Mas é entre as tecnologias de hoje, com televisões 3D com aplicativos smarts, conectividades com a internet por meio de redes sem fio (wireless), mp3s players, blurays, home cinemas, que a rede hoje no Brasil tem duas finalidades: decoração e leito para dormir.
ADEUS À CAMA - Rosário Guimarães, médica acupunturista, já deu o adeus à cama há mais de 20 anos. No quarto, em casa, ela já nem existe mais. A senhora do espaço agora é a rede, que armada, não muito alto do chão, serve como o acolhedor repouso para as noites.
A paixão entre a médica e a rede surgiu ainda na época em que estudava para medicina, quando vivia em uma república estudantil. "Chegava do curso, e colocava os livros sobre a cama. No fim do dia estava tão atulhado de coisa na cama que era muito mais prático armar a rede para dormir", diz ela.

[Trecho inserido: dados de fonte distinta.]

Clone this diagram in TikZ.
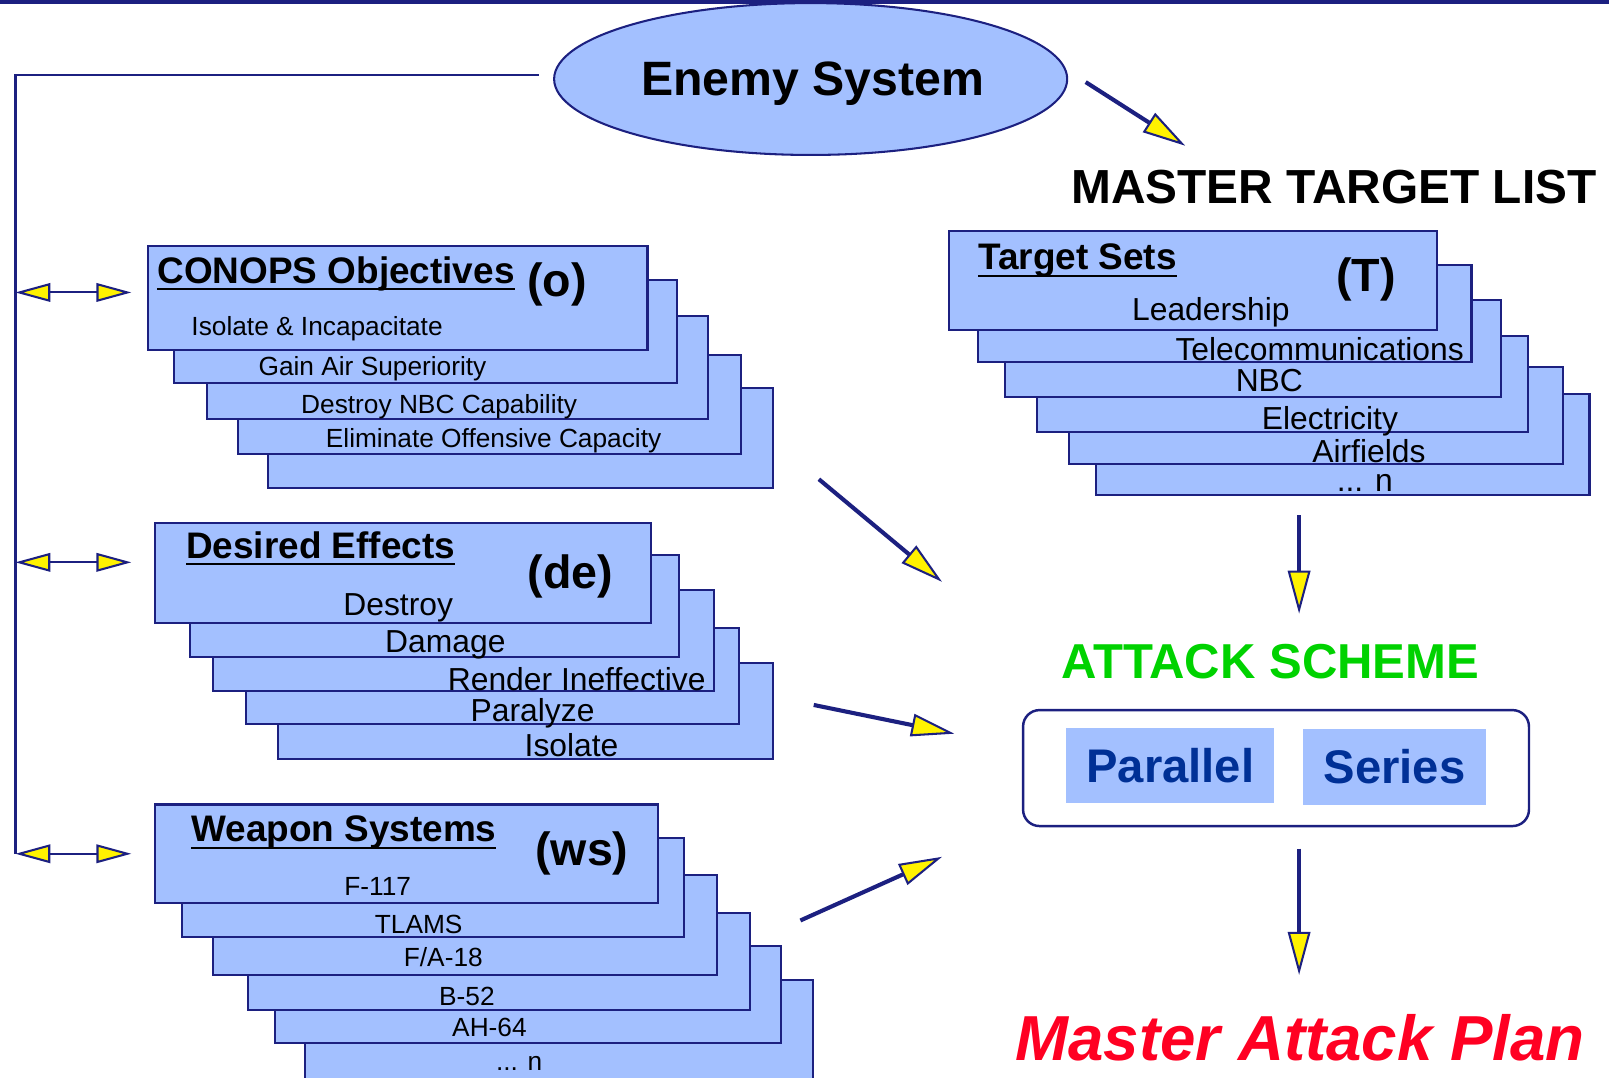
\documentclass[tikz,border=0pt]{standalone}
\usepackage{fontspec}
\setmainfont{Liberation Sans}
\usetikzlibrary{arrows.meta,shapes.geometric}

\definecolor{navy}{RGB}{28,32,128}
\definecolor{boxblue}{RGB}{163,192,255}
\definecolor{schemeblue}{RGB}{0,48,150}
\definecolor{schemegreen}{RGB}{0,210,0}
\definecolor{planred}{RGB}{255,0,34}

% underlined heading, rule a little below the baseline
\newcommand{\ulbox}[1]{\setbox0=\hbox{#1}\leavevmode\rlap{\vrule width \wd0 height -2.5pt depth 3.5pt}\box0}

\tikzset{
  stackbox/.style={draw=navy, fill=boxblue, line width=1pt},
  headtext/.style={font=\fontsize{18}{20}\selectfont\bfseries, inner sep=0pt, anchor=base west},
  tagtext/.style={font=\fontsize{22.7}{26}\selectfont\bfseries, inner sep=0pt},
  smallitem/.style={font=\fontsize{12.8}{15}\selectfont, inner sep=0pt, anchor=base},
  bigitem/.style={font=\fontsize{15.5}{18}\selectfont, inner sep=0pt, anchor=base},
  bigtitle/.style={font=\fontsize{23.3}{26}\selectfont\bfseries, inner sep=0pt, anchor=base},
  flow/.style={draw=navy, line width=2pt, -{Triangle[length=21pt,width=11pt,fill=yellow,line width=1pt]}},
  link/.style={draw=navy, line width=1pt, {Triangle[length=17pt,width=9pt,fill=yellow,line width=1pt]}-{Triangle[length=17pt,width=9pt,fill=yellow,line width=1pt]}},
}

\begin{document}
\begin{tikzpicture}[x=0.5pt,y=0.5pt,yscale=-1,xscale=1]
\useasboundingbox (0,0) rectangle (1568,1050);

%Shape: top bar
\fill[navy] (0,0) rectangle (1568,4);

%Shape: Ellipse
\node[ellipse, draw=navy, fill=boxblue, line width=1pt, minimum width=250pt, minimum height=74pt, inner sep=0pt] (enemy) at (790,77) {};
% Text Node
\node[font=\fontsize{23.5}{26}\selectfont\bfseries, inner sep=0pt, anchor=base] (enemytext) at (792,93) {Enemy System};

%Straight Lines: feedback to the three stacks
\coordinate (fbstart) at (525,73);
\coordinate (fbend) at (15,832);
\draw[navy, line width=1.2pt] (fbstart) -- (15,73) -- (fbend);

%Straight Lines: double arrows
\coordinate (lo) at (15,285);  \coordinate (ro) at (128,285);
\coordinate (lde) at (15,548); \coordinate (rde) at (128,548);
\coordinate (lws) at (15,832); \coordinate (rws) at (128,832);
\draw[link] (lo) -- (ro);
\draw[link] (lde) -- (rde);
\draw[link] (lws) -- (rws);

% Text Node
\node[bigtitle] (mtl) at (1300,198) {MASTER TARGET LIST};

%Straight Lines: enemy system to target list
\coordinate (esout) at (1058,80);
\coordinate (mtlin) at (1155,142);
\draw[flow] (esout) -- (mtlin);

%Shape: Rectangles, CONOPS stack (back to front)
\draw[stackbox] (261,378) rectangle (753,476);
\draw[stackbox] (232,346) rectangle (722,442);
\draw[stackbox] (202,308) rectangle (690,408);
\draw[stackbox] (170,273) rectangle (660,373);
\draw[stackbox] (144,240) rectangle (631,341);
% Text Node
\node[headtext] (ohead) at (153,276) {\ulbox{CONOPS Objectives}};
\node[tagtext] (otag) at (543,277) {(o)};
\node[smallitem] (o1) at (309,327) {Isolate \& Incapacitate};
\node[smallitem] (o2) at (363,366) {Gain Air Superiority};
\node[smallitem] (o3) at (428,403) {Destroy NBC Capability};
\node[smallitem] (o4) at (481,436) {Eliminate Offensive Capacity};

%Shape: Rectangles, Desired Effects stack
\draw[stackbox] (271,646) rectangle (753,740);
\draw[stackbox] (240,612) rectangle (720,706);
\draw[stackbox] (208,575) rectangle (696,673);
\draw[stackbox] (185,541) rectangle (662,640);
\draw[stackbox] (151,510) rectangle (634,607);
% Text Node
\node[headtext] (dehead) at (181,544) {\ulbox{Desired Effects}};
\node[tagtext] (detag) at (556,562) {(de)};
\node[bigitem] (de1) at (388,600) {Destroy};
\node[bigitem] (de2) at (434,636) {Damage};
\node[bigitem] (de3) at (562,673) {Render Ineffective};
\node[bigitem] (de4) at (519,703) {Paralyze};
\node[bigitem] (de5) at (557,737) {Isolate};

%Shape: Rectangles, Weapon Systems stack
\draw[stackbox] (297,955) rectangle (792,1052);
\draw[stackbox] (268,922) rectangle (761,1016);
\draw[stackbox] (242,890) rectangle (731,984);
\draw[stackbox] (208,853) rectangle (699,950);
\draw[stackbox] (177,817) rectangle (667,913);
\draw[stackbox] (151,784) rectangle (641,880);
% Text Node
\node[headtext] (wshead) at (186,820) {\ulbox{Weapon Systems}};
\node[tagtext] (wstag) at (567,832) {(ws)};
\node[smallitem] (ws1) at (368,873) {F-117};
\node[smallitem] (ws2) at (408,910) {TLAMS};
\node[smallitem] (ws3) at (432,942) {F/A-18};
\node[smallitem] (ws4) at (455,980) {B-52};
\node[smallitem] (ws5) at (477,1010) {AH-64};
\node[smallitem] (ws6) at (506,1043) {... n};

%Shape: Rectangles, Target Sets stack
\draw[stackbox] (1068,384) rectangle (1549,482);
\draw[stackbox] (1042,358) rectangle (1523,452);
\draw[stackbox] (1011,327) rectangle (1489,421);
\draw[stackbox] (979,292) rectangle (1463,387);
\draw[stackbox] (953,258) rectangle (1434,353);
\draw[stackbox] (925,225) rectangle (1400,322);
% Text Node
\node[headtext] (tshead) at (953,263) {\ulbox{Target Sets}};
\node[tagtext] (tstag) at (1331,272) {(T)};
\node[bigitem] (ts1) at (1180,312) {Leadership};
\node[bigitem] (ts2) at (1286,351) {Telecommunications};
\node[bigitem] (ts3) at (1237,382) {NBC};
\node[bigitem] (ts4) at (1296,419) {Electricity};
\node[bigitem] (ts5) at (1334,451) {Airfields};
\node[bigitem] (ts6) at (1330,479) {... n};

% Text Node
\node[bigtitle, font=\fontsize{23.9}{26}\selectfont\bfseries, text=schemegreen] (ashead) at (1238,661) {ATTACK SCHEME};

%Shape: Rounded Rect
\node[draw=navy, fill=white, line width=1.2pt, rounded corners=8pt, minimum width=246.5pt, minimum height=56.5pt] (scheme) at (1243.5,748.5) {};
\node[fill=boxblue, minimum width=101.5pt, minimum height=37pt, inner sep=0pt, font=\fontsize{23}{26}\selectfont\bfseries, text=schemeblue] (parallel) at (1140.5,746) {Parallel};
\node[fill=boxblue, minimum width=89pt, minimum height=37pt, inner sep=0pt, font=\fontsize{23}{26}\selectfont\bfseries, text=schemeblue] (series) at (1359,747) {Series};

%Straight Lines: stacks to attack scheme
\coordinate (oout) at (798,467);   \coordinate (oin) at (918,567);
\coordinate (deout) at (793,687);  \coordinate (dein) at (930,715);
\coordinate (wsout) at (780,897);  \coordinate (wsin) at (918,835);
\draw[flow] (oout) -- (oin);
\draw[flow] (deout) -- (dein);
\draw[flow] (wsout) -- (wsin);

%Straight Lines: target list down to attack scheme, scheme down to plan
\coordinate (tsout) at (1266,502); \coordinate (asin) at (1266,598);
\draw[flow] (tsout) -- (asin);
\coordinate (schemeout) at (1266,827);
\coordinate (map) at (1266,950);
\draw[flow] (schemeout) -- (map);

% Text Node
\node[font=\fontsize{31}{34}\selectfont\bfseries\itshape, text=planred, inner sep=0pt, anchor=base] (plan) at (1267,1033) {Master Attack Plan};

\end{tikzpicture}
\end{document}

A companheira de todas as noites, e da hora do repouso após o almoço, sempre esteve presente. Desde os primeiros contatos, na casa do avó, que por obra do destino ou mera coincidência, era vendedor de redes de porta em porta, na Serra da Meruoca, região Norte do Ceará. Vinda do Acre para passar as férias, as redes eram as únicas dormidas na casa do avó. "Para enfrentar o frio da serra, muitas vezes ele colocava duas redes pra gente dormir. Uma armada e outra pra proteger do frio", explica Rosário.
Depois do Acre e do Ceará, a médica passou por São Paulo. Na conhecida terra da garoa, Rosário precisou mandar instalar nas paredes da sala do apartamento, os armadores para a colega rede. "Das várias situações, a mais engraçada era quando nos balançávamos e o armador fazia aquele barulho típico na parede. A vizinha muitas vezes batia na parede para que a "barulheira parasse". "Acho que ela nem sabia o que causava aquele barulho".
Em Fortaleza, a paixão entre Rosário e a rede só aumentou. Além de não ter mais a cama no quarto de casa, o Centro de Medicina Chinesa, onde Rosário atende, já tem um espaço específico para rede. Até ganhar uma rede bordada a mão por uma das pacientes, com direito a nome gravado, Rosário já ganhou.
DECORAÇÃO - Muito além de um canto para repousar, a rede também ganhou estética de decoração. Arquitetos em várias capital do País já a usam como elemento atrativo ou de composição de varandas, salas, espaços de descanso.
Paulo Mesquita, arquiteto em Fortaleza há 15 anos, usa as redes como elemento para agregar valores a espaços. Entre projetos que faz, recebia muitos pedidos de clientes que queria um espaço na varanda ou dentro de casa para armar uma rede.
"Foi por meio desses pedidos que fomos encontrando várias possibilidade para integrar a rede à decoração dos ambientes", diz Paulo. Para ele o equilíbrio das cores do ambiente com o tecido da rede e até mesmo o tipo de varanda é o truque principal para a harmonia do ambiente.
E muitas vezes não sai barato. Um dos pontos que o arquiteto indica para procurar as redes em Fortaleza são o Mercado Central e algumas lojas no entorno do equipamento. E para quem se interessar, o preço pode, as vezes, amargar o sonho. As rede mais simples custam R$ 25 porém as mais trabalhadas, podem sair por até R$ 300.